To: greenspirit who wrote (126562)3/19/2004 8:55:20 PM
From: Jacob Snyder  Read Replies (2) | Respond to of 281500
 
Canada Got it Right on Iraq
by Paul Heinbecker

Rarely in life is a decision so quickly and thoroughly vindicated as Canada's decision to opt out of the war in Iraq. A year later, the stated casus belli has evaporated. No weapons of mass destruction have been found, despite the best efforts of more than a thousand American weapons inspectors with free rein. No connection to al-Qaeda has been established. No persuasive argument endures about the urgency of the U.S. need to act.

It is no clearer today than it was a year ago what Washington's purposes were in invading Iraq.

A year ago in New York, I led a Canadian effort to find a compromise between Washington, in its determined march to war, and others -- in fact, the great majority of others -- equally determined to give the UN weapons inspectors more time to do their jobs. The substance of the compromise consisted of setting a series of tests of Iraqi co-operation, on a pass-or-fail basis, and a limited time frame within which to assess results. We knew the odds against selling the compromise were long, but we believed the consequences of a war made the effort mandatory. Many, including members of the so-called coalition of the willing, encouraged us to persevere. Most, including me, disbelieved the allegations emanating from the White House about Iraqi nuclear weapons. Few were persuaded by the "intelligence" presented to the UN Security Council and to the world by the U.S. Secretary of State and the director of the CIA. There is little doubt that it would have been in everyone's interests, especially Washington's, to have accepted the compromise.
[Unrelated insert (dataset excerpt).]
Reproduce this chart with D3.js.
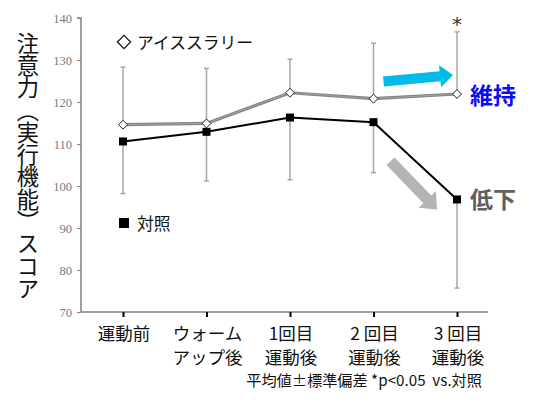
<!DOCTYPE html>
<html>
<head>
<meta charset="utf-8">
<script src="https://cdn.jsdelivr.net/npm/d3@7"></script>
<style>
  body { margin: 0; background: #fff; }
  svg { display: block; }
</style>
</head>
<body>
<svg id="chart" width="535" height="408"></svg>
<script>
// data
const categories = ["運動前", "ウォームアップ後", "1回目運動後", "2回目運動後", "3回目運動後"];
const catLines = [["運動前"], ["ウォーム", "アップ後"], ["1回目", "運動後"], ["2 回目", "運動後"], ["3 回目", "運動後"]];
const slurryMean = [114.6, 114.9, 122.2, 120.8, 121.9];
const slurrySdUp = [13.7, 13.1, 8.0, 13.2, 14.8];
const controlMean = [110.6, 112.9, 116.3, 115.2, 96.8];
const controlSdDown = [12.4, 11.7, 14.8, 12.0, 21.1];
const yTicks = [70, 80, 90, 100, 110, 120, 130, 140];

const jp = "'Noto Sans CJK JP', 'Noto Sans', sans-serif";
const svg = d3.select("#chart");

const x = d3.scalePoint().domain(categories).range([123, 457]);
const y = d3.scaleLinear().domain([70, 140]).range([312, 18]);

// y axis
const yAxis = svg.append("g")
  .attr("transform", "translate(81,0)")
  .call(d3.axisLeft(y).tickValues(yTicks).tickSize(4).tickPadding(5));
yAxis.select(".domain").attr("stroke", "#808080").attr("stroke-width", 1.5).attr("d", "M-4,18H0V312");
yAxis.selectAll(".tick line").attr("stroke", "#808080");
yAxis.selectAll(".tick text")
  .attr("fill", "#7a7a7a")
  .attr("font-family", "'Liberation Serif', 'Times New Roman', serif")
  .attr("font-size", 12.5);

// x axis
const xAxis = svg.append("g")
  .attr("transform", "translate(0,312)")
  .call(d3.axisBottom(x).tickSize(5).tickFormat(""));
xAxis.select(".domain").attr("stroke", "#808080").attr("stroke-width", 1.5).attr("d", "M81,0H488");
xAxis.selectAll(".tick line").attr("stroke", "#000").attr("stroke-width", 2);

// category labels (two lines)
const lab = svg.append("g").attr("font-family", jp).attr("font-size", 17.5).attr("fill", "#111");
categories.forEach((c, i) => {
  catLines[i].forEach((t, j) => {
    lab.append("text")
      .attr("x", x(c) + 1)
      .attr("y", 340 + j * 24)
      .attr("text-anchor", "middle")
      .text(t);
  });
});

// error bars
const eb = svg.append("g").attr("stroke", "#a6a6a6").attr("stroke-width", 1.5);
categories.forEach((c, i) => {
  const cx = x(c);
  const top = y(slurryMean[i] + slurrySdUp[i]);
  const bot = y(controlMean[i] - controlSdDown[i]);
  eb.append("line").attr("x1", cx).attr("x2", cx).attr("y1", y(slurryMean[i])).attr("y2", top);
  eb.append("line").attr("x1", cx - 2.5).attr("x2", cx + 2.5).attr("y1", top).attr("y2", top);
  eb.append("line").attr("x1", cx).attr("x2", cx).attr("y1", y(controlMean[i])).attr("y2", bot);
  eb.append("line").attr("x1", cx - 2.5).attr("x2", cx + 2.5).attr("y1", bot).attr("y2", bot);
});

// lines
const line = d3.line().x((d, i) => x(categories[i])).y(d => y(d));
svg.append("path").datum(slurryMean)
  .attr("fill", "none").attr("stroke", "#858585").attr("stroke-width", 3.2).attr("d", line);
svg.append("path").datum(slurryMean)
  .attr("fill", "none").attr("stroke", "#a0a0a0").attr("stroke-width", 1).attr("d", line);
svg.append("path").datum(controlMean)
  .attr("fill", "none").attr("stroke", "#000").attr("stroke-width", 2).attr("d", line);

// markers
svg.selectAll(".sq").data(controlMean).enter().append("rect")
  .attr("x", (d, i) => x(categories[i]) - 4)
  .attr("y", d => y(d) - 4)
  .attr("width", 8).attr("height", 8)
  .attr("fill", "#000");
const diamond = d3.symbol().type(d3.symbolDiamond2).size(50);
svg.selectAll(".dm").data(slurryMean).enter().append("path")
  .attr("transform", (d, i) => `translate(${x(categories[i])},${y(d)})`)
  .attr("d", diamond)
  .attr("fill", "#fff").attr("stroke", "#222").attr("stroke-width", 1);

// significance mark
svg.append("text")
  .attr("x", x(categories[4])).attr("y", y(136.7) - 1)
  .attr("text-anchor", "middle")
  .attr("font-family", "'DejaVu Sans', sans-serif")
  .attr("font-size", 20).attr("fill", "#333")
  .text("*");

// legends
svg.append("path")
  .attr("transform", "translate(124,42)")
  .attr("d", d3.symbol().type(d3.symbolDiamond2).size(110)())
  .attr("fill", "#fff").attr("stroke", "#111").attr("stroke-width", 1.2);
svg.append("text").attr("x", 137).attr("y", 48.5)
  .attr("font-family", jp).attr("font-size", 16.8).attr("fill", "#111")
  .text("アイススラリー");
svg.append("rect").attr("x", 119).attr("y", 218).attr("width", 10).attr("height", 10).attr("fill", "#000");
svg.append("text").attr("x", 137).attr("y", 229.5)
  .attr("font-family", jp).attr("font-size", 16.8).attr("fill", "#111")
  .text("対照");

// arrows
function arrow(x1, y1, x2, y2, w, hw, hl) {
  const a = Math.atan2(y2 - y1, x2 - x1);
  const len = Math.hypot(x2 - x1, y2 - y1);
  const pts = [[0, -w / 2], [len - hl, -w / 2], [len - hl, -hw / 2], [len, 0], [len - hl, hw / 2], [len - hl, w / 2], [0, w / 2]];
  return pts.map(([px, py]) => [x1 + px * Math.cos(a) - py * Math.sin(a), y1 + px * Math.sin(a) + py * Math.cos(a)]);
}
svg.append("polygon")
  .attr("points", arrow(x(categories[3]) + 10, y(124.9), x(categories[4]) - 4, y(126.4), 10, 22, 13).join(" "))
  .attr("fill", "#00bbea");
svg.append("polygon")
  .attr("points", arrow(x(categories[3]) + 17, y(105.9), x(categories[4]) - 20, y(94.4), 11, 24, 14).join(" "))
  .attr("fill", "#b4b4b4");

svg.append("text").attr("x", 470).attr("y", 104)
  .attr("font-family", jp).attr("font-weight", 700).attr("font-size", 23).attr("fill", "#0a0aff")
  .text("維持");
svg.append("text").attr("x", 470).attr("y", 208)
  .attr("font-family", jp).attr("font-weight", 700).attr("font-size", 23).attr("fill", "#5f5f5f")
  .text("低下");

// y axis title, vertical
svg.append("text")
  .attr("transform", "translate(28,32)")
  .attr("writing-mode", "vertical-rl")
  .attr("font-family", jp).attr("font-size", 22.3).attr("fill", "#111")
  .text("注意力（実行機能）スコア");

// footnote
svg.append("text").attr("x", 482).attr("y", 386)
  .attr("text-anchor", "end")
  .attr("font-family", jp).attr("font-size", 15.2).attr("fill", "#111")
  .attr("xml:space", "preserve")
  .text("平均値±標準偏差 *p<0.05  vs.対照");
</script>
</body>
</html>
In the end, the horses would not drink. The war proceeded, with consequences that the world is still trying to calculate.

The most obvious consequence is that the United States and its posse are caught in a morass. They cannot end the occupation precipitously without triggering a civil war and undoing the good they have done in removing Saddam Hussein. They cannot stay in Iraq without losing more soldiers and more money. Echoes of Vietnam. Meanwhile, the Iraqi toll also rises. As one Arab ambassador at the United Nations put it, the Americans have swallowed a razor and nothing they do now will be painless or cost-free.